17:00 — Wander Trastevere
Trastevere has the most coherent old-Rome atmosphere of any neighbourhood in the centre. Explore the lanes around Via della Scala and Piazza di Sant’Egidio. The Gianicolo hill, a 15-minute walk uphill from the neighbourhood, offers the best panoramic view of the city in any direction — worth the climb if your legs have anything left.
19:30 — Dinner in Trastevere
A Trastevere food tour is a good option if you want to be guided through the neighbourhood’s eating culture — pasta, supplì, local wine, artichokes — with someone who knows which restaurants are genuine. Alternatively, book ahead at Da Enzo al 29 or Grazia & Graziella for reliable Roman cooking at honest prices. Expect 35-50 € per person with wine.
The walk back to Centro Storico or Monti takes 25-35 minutes through Trastevere’s atmospheric evening streets or across Ponte Sisto — a perfectly fitting close to two days in Rome.
Where to stay
Monti is the best base for this itinerary: 15 minutes to the Colosseum on foot and 15 minutes by metro or bus to the Vatican, with the best neighbourhood restaurants for both nights.

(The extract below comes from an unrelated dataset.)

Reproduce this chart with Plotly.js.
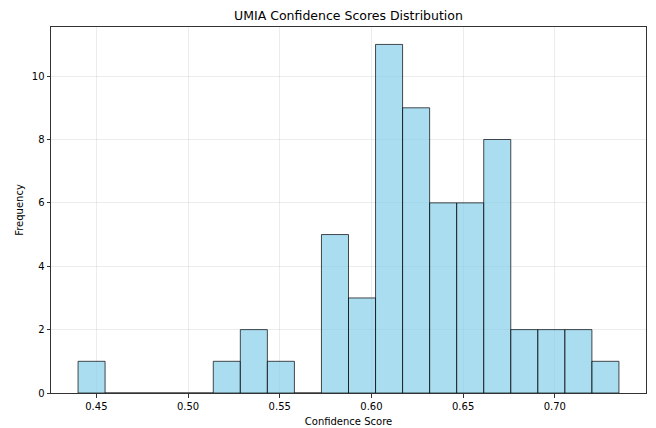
<!DOCTYPE html>
<html>
<head>
<meta charset="utf-8">
<script src="https://cdn.plot.ly/plotly-3.0.1.min.js"></script>
<style>html,body{margin:0;padding:0;background:#fff;}#chart{width:656px;height:428px;}</style>
</head>
<body>
<div id="chart"></div>
<script>
// Histogram bins
const binStart = 0.4400;
const binWidth = 0.01475;
const counts = [1, 0, 0, 0, 0, 1, 2, 1, 0, 5, 3, 11, 9, 6, 6, 8, 2, 2, 2, 1];
const xTickVals = [0.45, 0.50, 0.55, 0.60, 0.65, 0.70];
const xTickText = ["0.45", "0.50", "0.55", "0.60", "0.65", "0.70"];
const yTickVals = [0, 2, 4, 6, 8, 10];

const centers = counts.map((_, i) => binStart + binWidth * (i + 0.5));

const trace = {
  type: 'bar',
  x: centers,
  y: counts,
  width: binWidth,
  marker: {
    color: 'rgba(135,206,235,0.7)',
    line: {color: 'rgba(0,0,0,0.7)', width: 1}
  },
  hoverinfo: 'x+y'
};

const font = {family: 'DejaVu Sans, sans-serif', size: 10, color: '#000'};
const layout = {
  width: 656, height: 428,
  margin: {l: 51, r: 10, t: 27, b: 35, pad: 0},
  paper_bgcolor: '#fff', plot_bgcolor: '#fff',
  font: font,
  showlegend: false,
  bargap: 0,
  title: {text: 'UMIA Confidence Scores Distribution', font: {family: 'DejaVu Sans, sans-serif', size: 12.5, color: '#000'},
          x: 0.5, xref: 'paper', xanchor: 'center', y: 1 - 16/428, yanchor: 'middle', yref: 'container'},
  xaxis: {
    range: [binStart - 0.05 * binWidth * counts.length, binStart + 1.05 * binWidth * counts.length],
    tickvals: xTickVals, ticktext: xTickText,
    ticks: 'outside', ticklen: 3.5, tickwidth: 0.8, tickcolor: '#000',
    showline: true, linecolor: '#333', linewidth: 1, mirror: true,
    showgrid: true, gridcolor: 'rgba(176,176,176,0.3)', gridwidth: 0.8,
    zeroline: false,
    tickfont: font,
    title: {text: 'Confidence Score', font: font, standoff: 7}
  },
  yaxis: {
    range: [0, 11.55],
    tickvals: yTickVals,
    ticks: 'outside', ticklen: 3.5, tickwidth: 0.8, tickcolor: '#000',
    showline: true, linecolor: '#333', linewidth: 1, mirror: true,
    showgrid: true, gridcolor: 'rgba(176,176,176,0.3)', gridwidth: 0.8,
    zeroline: false,
    tickfont: font,
    title: {text: 'Frequency', font: font, standoff: 6}
  }
};

Plotly.newPlot('chart', [trace], layout, {displayModeBar: false, staticPlot: true});
</script>
</body>
</html>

Book ahead — the best hotels here fill fast in spring and autumn.
Prati makes sense if the Vatican is your priority on both days. It’s quieter and slightly cheaper than Monti, but adds commute time to the Colosseum area.
Centro Storico hotels are more expensive and logistically central for the evening programme but farther from both the Colosseum and Vatican than they appear on a map.
Avoid Termini-area hotels for this itinerary unless budget is the only constraint. The neighbourhood is functional but adds travel time in both directions.